Code that draws figures
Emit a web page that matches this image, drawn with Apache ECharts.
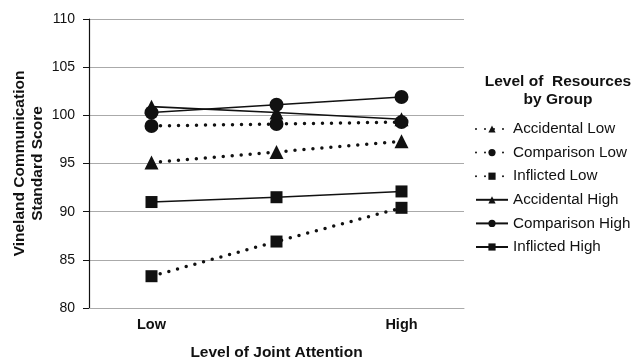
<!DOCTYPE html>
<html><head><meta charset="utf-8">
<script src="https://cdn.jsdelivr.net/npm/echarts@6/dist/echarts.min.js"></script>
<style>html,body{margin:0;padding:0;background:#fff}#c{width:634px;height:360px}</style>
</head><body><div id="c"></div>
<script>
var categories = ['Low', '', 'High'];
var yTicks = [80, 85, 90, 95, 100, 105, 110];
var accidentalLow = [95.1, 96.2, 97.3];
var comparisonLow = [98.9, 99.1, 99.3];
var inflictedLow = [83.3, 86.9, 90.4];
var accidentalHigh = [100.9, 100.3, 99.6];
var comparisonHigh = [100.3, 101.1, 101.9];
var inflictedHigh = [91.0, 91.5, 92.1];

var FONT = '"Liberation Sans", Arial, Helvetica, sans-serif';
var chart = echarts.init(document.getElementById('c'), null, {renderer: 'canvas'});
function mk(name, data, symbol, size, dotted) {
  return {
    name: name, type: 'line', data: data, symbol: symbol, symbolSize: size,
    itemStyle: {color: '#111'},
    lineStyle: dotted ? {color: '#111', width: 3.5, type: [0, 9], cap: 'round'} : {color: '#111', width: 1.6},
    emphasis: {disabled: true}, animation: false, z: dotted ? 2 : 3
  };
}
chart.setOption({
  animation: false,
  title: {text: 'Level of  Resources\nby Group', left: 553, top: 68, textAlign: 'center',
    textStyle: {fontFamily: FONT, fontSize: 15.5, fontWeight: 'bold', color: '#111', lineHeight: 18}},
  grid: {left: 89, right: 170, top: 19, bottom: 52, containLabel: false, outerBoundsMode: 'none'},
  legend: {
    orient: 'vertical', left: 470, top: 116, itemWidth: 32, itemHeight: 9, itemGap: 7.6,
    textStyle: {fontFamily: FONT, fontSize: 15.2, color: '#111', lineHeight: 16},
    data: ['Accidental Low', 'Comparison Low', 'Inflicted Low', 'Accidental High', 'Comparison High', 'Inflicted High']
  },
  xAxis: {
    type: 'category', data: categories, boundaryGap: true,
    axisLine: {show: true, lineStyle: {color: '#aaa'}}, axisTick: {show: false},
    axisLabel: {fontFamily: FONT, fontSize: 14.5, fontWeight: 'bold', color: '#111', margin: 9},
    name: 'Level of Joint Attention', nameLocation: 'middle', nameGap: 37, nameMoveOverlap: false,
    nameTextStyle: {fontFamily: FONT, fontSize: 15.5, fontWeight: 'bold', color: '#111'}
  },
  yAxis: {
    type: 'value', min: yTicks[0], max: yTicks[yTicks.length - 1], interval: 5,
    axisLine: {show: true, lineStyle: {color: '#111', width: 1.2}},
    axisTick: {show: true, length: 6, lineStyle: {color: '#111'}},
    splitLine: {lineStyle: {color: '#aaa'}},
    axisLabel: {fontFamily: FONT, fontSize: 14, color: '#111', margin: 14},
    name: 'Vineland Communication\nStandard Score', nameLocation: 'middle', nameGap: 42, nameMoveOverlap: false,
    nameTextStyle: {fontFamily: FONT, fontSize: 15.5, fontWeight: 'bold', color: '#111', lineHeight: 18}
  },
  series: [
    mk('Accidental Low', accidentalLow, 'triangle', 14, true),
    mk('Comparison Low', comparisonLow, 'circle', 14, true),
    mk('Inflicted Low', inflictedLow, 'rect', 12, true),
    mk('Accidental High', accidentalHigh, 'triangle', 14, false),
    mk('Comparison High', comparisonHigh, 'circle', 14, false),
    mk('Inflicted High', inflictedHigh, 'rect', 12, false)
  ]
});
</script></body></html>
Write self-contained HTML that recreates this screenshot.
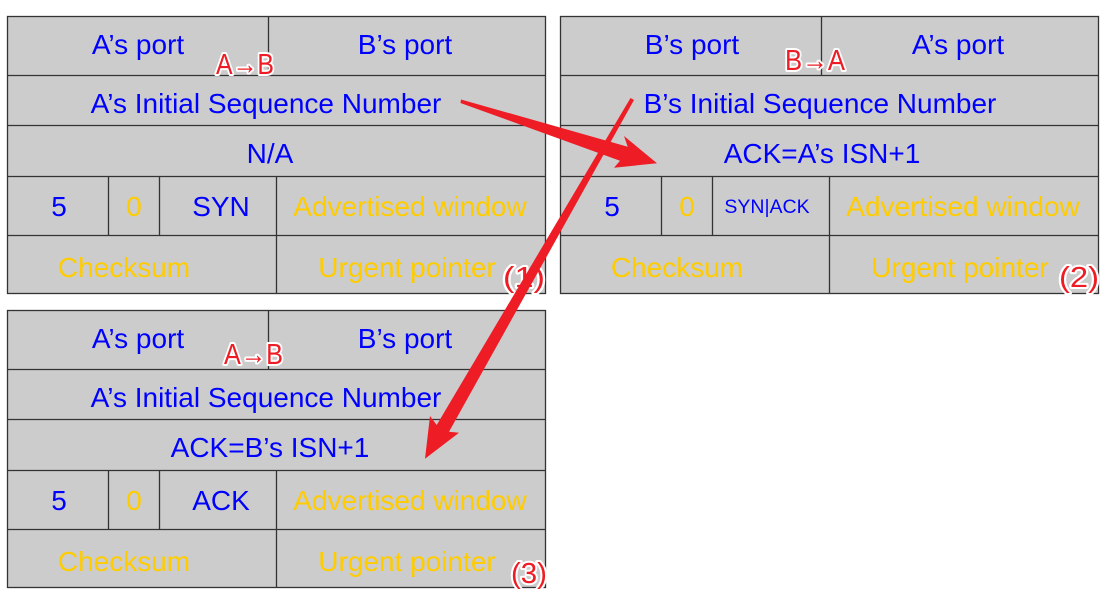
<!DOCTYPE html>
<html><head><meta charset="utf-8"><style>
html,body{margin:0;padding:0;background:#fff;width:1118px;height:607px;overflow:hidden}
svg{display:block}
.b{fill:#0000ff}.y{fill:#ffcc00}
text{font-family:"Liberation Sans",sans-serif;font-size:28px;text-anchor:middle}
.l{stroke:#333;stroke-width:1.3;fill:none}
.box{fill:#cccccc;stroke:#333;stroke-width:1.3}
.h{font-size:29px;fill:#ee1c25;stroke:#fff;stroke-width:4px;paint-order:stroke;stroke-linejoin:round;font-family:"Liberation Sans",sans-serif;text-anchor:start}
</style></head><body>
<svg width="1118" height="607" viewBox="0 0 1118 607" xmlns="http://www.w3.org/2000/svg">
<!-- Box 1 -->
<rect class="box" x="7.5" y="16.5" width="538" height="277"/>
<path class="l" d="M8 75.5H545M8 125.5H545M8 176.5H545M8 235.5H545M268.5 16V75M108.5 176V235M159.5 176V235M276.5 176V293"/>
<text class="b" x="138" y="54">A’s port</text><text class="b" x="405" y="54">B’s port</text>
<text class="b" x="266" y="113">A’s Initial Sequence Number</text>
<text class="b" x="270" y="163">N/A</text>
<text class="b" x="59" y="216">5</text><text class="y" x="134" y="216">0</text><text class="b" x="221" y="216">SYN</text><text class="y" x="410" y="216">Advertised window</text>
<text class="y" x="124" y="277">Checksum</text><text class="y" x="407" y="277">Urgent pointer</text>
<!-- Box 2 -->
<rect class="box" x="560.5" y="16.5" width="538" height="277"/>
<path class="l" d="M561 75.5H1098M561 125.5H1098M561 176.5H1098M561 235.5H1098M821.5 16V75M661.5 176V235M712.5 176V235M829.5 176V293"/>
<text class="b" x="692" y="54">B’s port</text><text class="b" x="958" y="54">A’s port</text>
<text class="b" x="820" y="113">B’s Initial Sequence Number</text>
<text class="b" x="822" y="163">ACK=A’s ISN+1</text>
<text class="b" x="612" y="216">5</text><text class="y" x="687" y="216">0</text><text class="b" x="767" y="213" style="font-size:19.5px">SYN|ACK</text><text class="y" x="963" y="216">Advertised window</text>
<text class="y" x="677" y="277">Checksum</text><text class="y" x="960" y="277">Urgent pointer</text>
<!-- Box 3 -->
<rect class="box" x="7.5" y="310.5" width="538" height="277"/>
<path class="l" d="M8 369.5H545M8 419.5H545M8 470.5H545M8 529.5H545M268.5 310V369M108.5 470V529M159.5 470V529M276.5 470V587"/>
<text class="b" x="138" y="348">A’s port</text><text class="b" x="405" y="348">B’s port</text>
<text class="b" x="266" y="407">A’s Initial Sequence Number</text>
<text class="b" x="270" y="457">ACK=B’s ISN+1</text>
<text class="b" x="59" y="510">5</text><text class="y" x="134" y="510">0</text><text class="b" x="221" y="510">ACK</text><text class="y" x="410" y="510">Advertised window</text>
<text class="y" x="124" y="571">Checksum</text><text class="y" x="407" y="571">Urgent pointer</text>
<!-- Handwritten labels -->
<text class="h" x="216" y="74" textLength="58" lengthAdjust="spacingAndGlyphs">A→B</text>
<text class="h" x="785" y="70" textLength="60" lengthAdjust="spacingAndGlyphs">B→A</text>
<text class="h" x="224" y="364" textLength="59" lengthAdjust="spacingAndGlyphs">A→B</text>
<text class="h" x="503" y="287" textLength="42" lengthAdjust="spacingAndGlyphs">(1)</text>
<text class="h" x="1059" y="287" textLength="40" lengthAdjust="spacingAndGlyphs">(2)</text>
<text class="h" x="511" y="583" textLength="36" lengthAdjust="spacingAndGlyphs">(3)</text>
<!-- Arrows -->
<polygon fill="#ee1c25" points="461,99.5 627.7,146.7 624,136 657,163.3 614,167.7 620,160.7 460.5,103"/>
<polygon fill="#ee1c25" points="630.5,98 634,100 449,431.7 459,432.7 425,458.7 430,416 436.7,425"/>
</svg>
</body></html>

* STATED PROBLEM
Transcribe the material exactly, keeping every word and none of the pictures.

* RESULT
Emit a web page that matches this image, drawn with Apache ECharts.
<!DOCTYPE html>
<html><head><meta charset="utf-8">
<script src="https://cdn.jsdelivr.net/npm/echarts@6/dist/echarts.min.js"></script>
<style>html,body{margin:0;padding:0;background:#fff}#c{width:634px;height:360px}</style>
</head><body><div id="c"></div>
<script>
var categories = ['Low', '', 'High'];
var yTicks = [80, 85, 90, 95, 100, 105, 110];
var accidentalLow = [95.1, 96.2, 97.3];
var comparisonLow = [98.9, 99.1, 99.3];
var inflictedLow = [83.3, 86.9, 90.4];
var accidentalHigh = [100.9, 100.3, 99.6];
var comparisonHigh = [100.3, 101.1, 101.9];
var inflictedHigh = [91.0, 91.5, 92.1];

var FONT = '"Liberation Sans", Arial, Helvetica, sans-serif';
var chart = echarts.init(document.getElementById('c'), null, {renderer: 'canvas'});
function mk(name, data, symbol, size, dotted) {
  return {
    name: name, type: 'line', data: data, symbol: symbol, symbolSize: size,
    itemStyle: {color: '#111'},
    lineStyle: dotted ? {color: '#111', width: 3.5, type: [0, 9], cap: 'round'} : {color: '#111', width: 1.6},
    emphasis: {disabled: true}, animation: false, z: dotted ? 2 : 3
  };
}
chart.setOption({
  animation: false,
  title: {text: 'Level of  Resources\nby Group', left: 553, top: 68, textAlign: 'center',
    textStyle: {fontFamily: FONT, fontSize: 15.5, fontWeight: 'bold', color: '#111', lineHeight: 18}},
  grid: {left: 89, right: 170, top: 19, bottom: 52, containLabel: false, outerBoundsMode: 'none'},
  legend: {
    orient: 'vertical', left: 470, top: 116, itemWidth: 32, itemHeight: 9, itemGap: 7.6,
    textStyle: {fontFamily: FONT, fontSize: 15.2, color: '#111', lineHeight: 16},
    data: ['Accidental Low', 'Comparison Low', 'Inflicted Low', 'Accidental High', 'Comparison High', 'Inflicted High']
  },
  xAxis: {
    type: 'category', data: categories, boundaryGap: true,
    axisLine: {show: true, lineStyle: {color: '#aaa'}}, axisTick: {show: false},
    axisLabel: {fontFamily: FONT, fontSize: 14.5, fontWeight: 'bold', color: '#111', margin: 9},
    name: 'Level of Joint Attention', nameLocation: 'middle', nameGap: 37, nameMoveOverlap: false,
    nameTextStyle: {fontFamily: FONT, fontSize: 15.5, fontWeight: 'bold', color: '#111'}
  },
  yAxis: {
    type: 'value', min: yTicks[0], max: yTicks[yTicks.length - 1], interval: 5,
    axisLine: {show: true, lineStyle: {color: '#111', width: 1.2}},
    axisTick: {show: true, length: 6, lineStyle: {color: '#111'}},
    splitLine: {lineStyle: {color: '#aaa'}},
    axisLabel: {fontFamily: FONT, fontSize: 14, color: '#111', margin: 14},
    name: 'Vineland Communication\nStandard Score', nameLocation: 'middle', nameGap: 42, nameMoveOverlap: false,
    nameTextStyle: {fontFamily: FONT, fontSize: 15.5, fontWeight: 'bold', color: '#111', lineHeight: 18}
  },
  series: [
    mk('Accidental Low', accidentalLow, 'triangle', 14, true),
    mk('Comparison Low', comparisonLow, 'circle', 14, true),
    mk('Inflicted Low', inflictedLow, 'rect', 12, true),
    mk('Accidental High', accidentalHigh, 'triangle', 14, false),
    mk('Comparison High', comparisonHigh, 'circle', 14, false),
    mk('Inflicted High', inflictedHigh, 'rect', 12, false)
  ]
});
</script></body></html>
Write self-contained HTML that recreates this screenshot.
<!DOCTYPE html>
<html><head><meta charset="utf-8"><style>
html,body{margin:0;padding:0;background:#fff;width:1118px;height:607px;overflow:hidden}
svg{display:block}
.b{fill:#0000ff}.y{fill:#ffcc00}
text{font-family:"Liberation Sans",sans-serif;font-size:28px;text-anchor:middle}
.l{stroke:#333;stroke-width:1.3;fill:none}
.box{fill:#cccccc;stroke:#333;stroke-width:1.3}
.h{font-size:29px;fill:#ee1c25;stroke:#fff;stroke-width:4px;paint-order:stroke;stroke-linejoin:round;font-family:"Liberation Sans",sans-serif;text-anchor:start}
</style></head><body>
<svg width="1118" height="607" viewBox="0 0 1118 607" xmlns="http://www.w3.org/2000/svg">
<!-- Box 1 -->
<rect class="box" x="7.5" y="16.5" width="538" height="277"/>
<path class="l" d="M8 75.5H545M8 125.5H545M8 176.5H545M8 235.5H545M268.5 16V75M108.5 176V235M159.5 176V235M276.5 176V293"/>
<text class="b" x="138" y="54">A’s port</text><text class="b" x="405" y="54">B’s port</text>
<text class="b" x="266" y="113">A’s Initial Sequence Number</text>
<text class="b" x="270" y="163">N/A</text>
<text class="b" x="59" y="216">5</text><text class="y" x="134" y="216">0</text><text class="b" x="221" y="216">SYN</text><text class="y" x="410" y="216">Advertised window</text>
<text class="y" x="124" y="277">Checksum</text><text class="y" x="407" y="277">Urgent pointer</text>
<!-- Box 2 -->
<rect class="box" x="560.5" y="16.5" width="538" height="277"/>
<path class="l" d="M561 75.5H1098M561 125.5H1098M561 176.5H1098M561 235.5H1098M821.5 16V75M661.5 176V235M712.5 176V235M829.5 176V293"/>
<text class="b" x="692" y="54">B’s port</text><text class="b" x="958" y="54">A’s port</text>
<text class="b" x="820" y="113">B’s Initial Sequence Number</text>
<text class="b" x="822" y="163">ACK=A’s ISN+1</text>
<text class="b" x="612" y="216">5</text><text class="y" x="687" y="216">0</text><text class="b" x="767" y="213" style="font-size:19.5px">SYN|ACK</text><text class="y" x="963" y="216">Advertised window</text>
<text class="y" x="677" y="277">Checksum</text><text class="y" x="960" y="277">Urgent pointer</text>
<!-- Box 3 -->
<rect class="box" x="7.5" y="310.5" width="538" height="277"/>
<path class="l" d="M8 369.5H545M8 419.5H545M8 470.5H545M8 529.5H545M268.5 310V369M108.5 470V529M159.5 470V529M276.5 470V587"/>
<text class="b" x="138" y="348">A’s port</text><text class="b" x="405" y="348">B’s port</text>
<text class="b" x="266" y="407">A’s Initial Sequence Number</text>
<text class="b" x="270" y="457">ACK=B’s ISN+1</text>
<text class="b" x="59" y="510">5</text><text class="y" x="134" y="510">0</text><text class="b" x="221" y="510">ACK</text><text class="y" x="410" y="510">Advertised window</text>
<text class="y" x="124" y="571">Checksum</text><text class="y" x="407" y="571">Urgent pointer</text>
<!-- Handwritten labels -->
<text class="h" x="216" y="74" textLength="58" lengthAdjust="spacingAndGlyphs">A→B</text>
<text class="h" x="785" y="70" textLength="60" lengthAdjust="spacingAndGlyphs">B→A</text>
<text class="h" x="224" y="364" textLength="59" lengthAdjust="spacingAndGlyphs">A→B</text>
<text class="h" x="503" y="287" textLength="42" lengthAdjust="spacingAndGlyphs">(1)</text>
<text class="h" x="1059" y="287" textLength="40" lengthAdjust="spacingAndGlyphs">(2)</text>
<text class="h" x="511" y="583" textLength="36" lengthAdjust="spacingAndGlyphs">(3)</text>
<!-- Arrows -->
<polygon fill="#ee1c25" points="461,99.5 627.7,146.7 624,136 657,163.3 614,167.7 620,160.7 460.5,103"/>
<polygon fill="#ee1c25" points="630.5,98 634,100 449,431.7 459,432.7 425,458.7 430,416 436.7,425"/>
</svg>
</body></html>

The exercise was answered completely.